You see it enough to ask, don’t you? So it’s there. Who cares if they planned it? What difference does it make?

Any author worth his/her salt knows that people will see things in his/her book that he/she never planned to be seen. Maybe that they never even wanted to be seen. This is the value of interpretation. Otherwise, we would use a different word. Like maybe uncovering. Which is so High School English, isn’t it?

There are no rights and wrongs here. As an adult reader-by-choice, there are no tests for you to fail, essays for you to “get right,” or spur of the moment questions you must be prepared to answer in front of your peers.

I had this one English prof at UT who taught contemporary literature by authors such as Philip Roth, Toni Morrison, Lorrie Moore, and Don DeLillo.
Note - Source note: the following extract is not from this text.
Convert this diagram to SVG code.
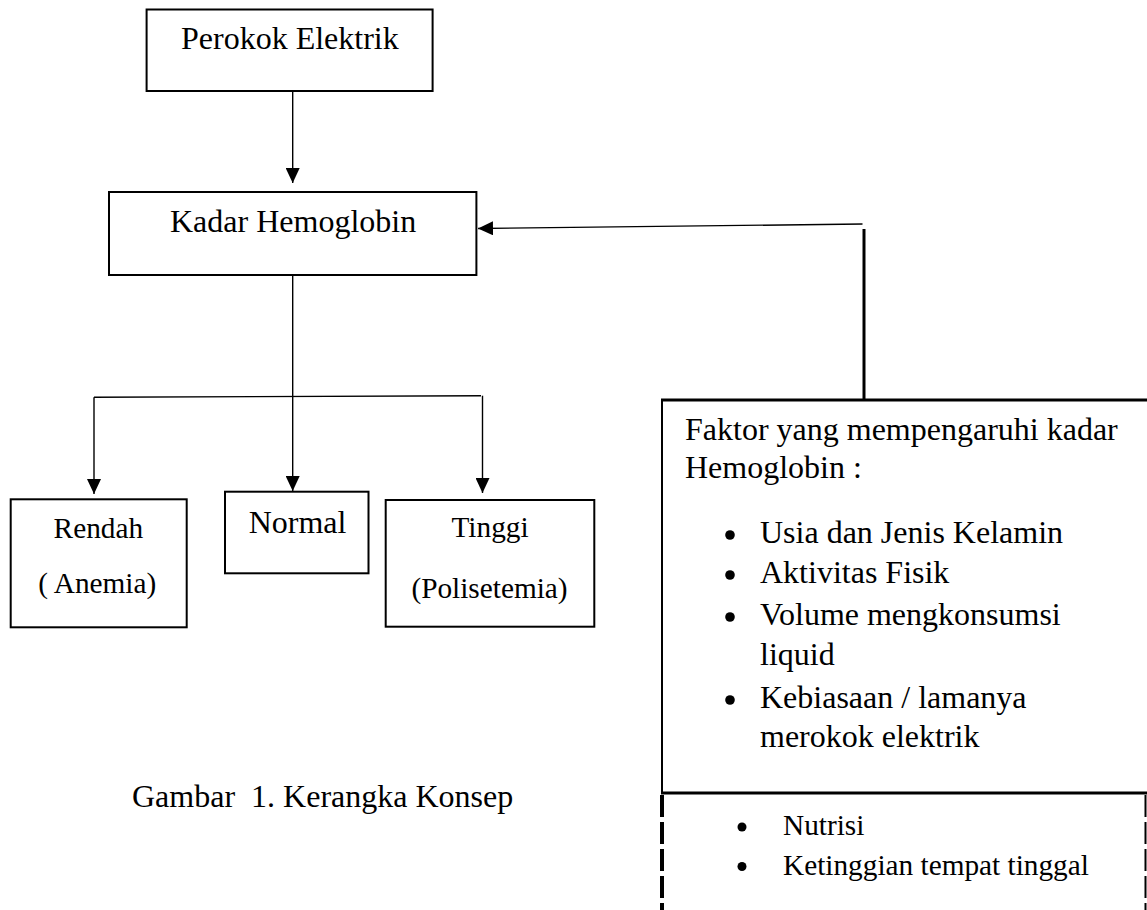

That was by far the most difficult class I’ve ever taken. It was the closest I came (ironically, it was also the very last class I took) to ruining my 4.0 GPA that I’d worked so hard for. I squeaked by with an A, but I’m pretty sure the fluid I was sweating during that semester was thicker and redder than water. But hey, I learned a lot.

The professor told us a story about how he was lucky enough to have dinner with Don DeLillo, which is, to be fair, a pretty huge deal. I know I would be cleaning house. But then he proceeded to tell us that he and the author stayed up till some ungodly hour discussing DeLillo’s books. And Professor Nameless was so excited to finally ask DeLillo if the deeper thematic considerations he’d been teaching to college students all these years were indeed intended by the author.

If you ask me, that takes all the fun out of it.

Each reader brings their own set of ideas, values, and backgrounds to the story. And furthermore, each reader has that right. I believe we should all be able to read a book and decide what the different parts of it mean to us, free of someone else’s preconceptions of such – even if that someone is the creator.

I might be in the minority here; I’m not sure. What do you think? Does it matter if the reader’s interpretation matches up with what the author’s intentions? Does seeing something unintended mean it isn’t there? Does that devalue the author’s work? You know my thoughts; what are yours?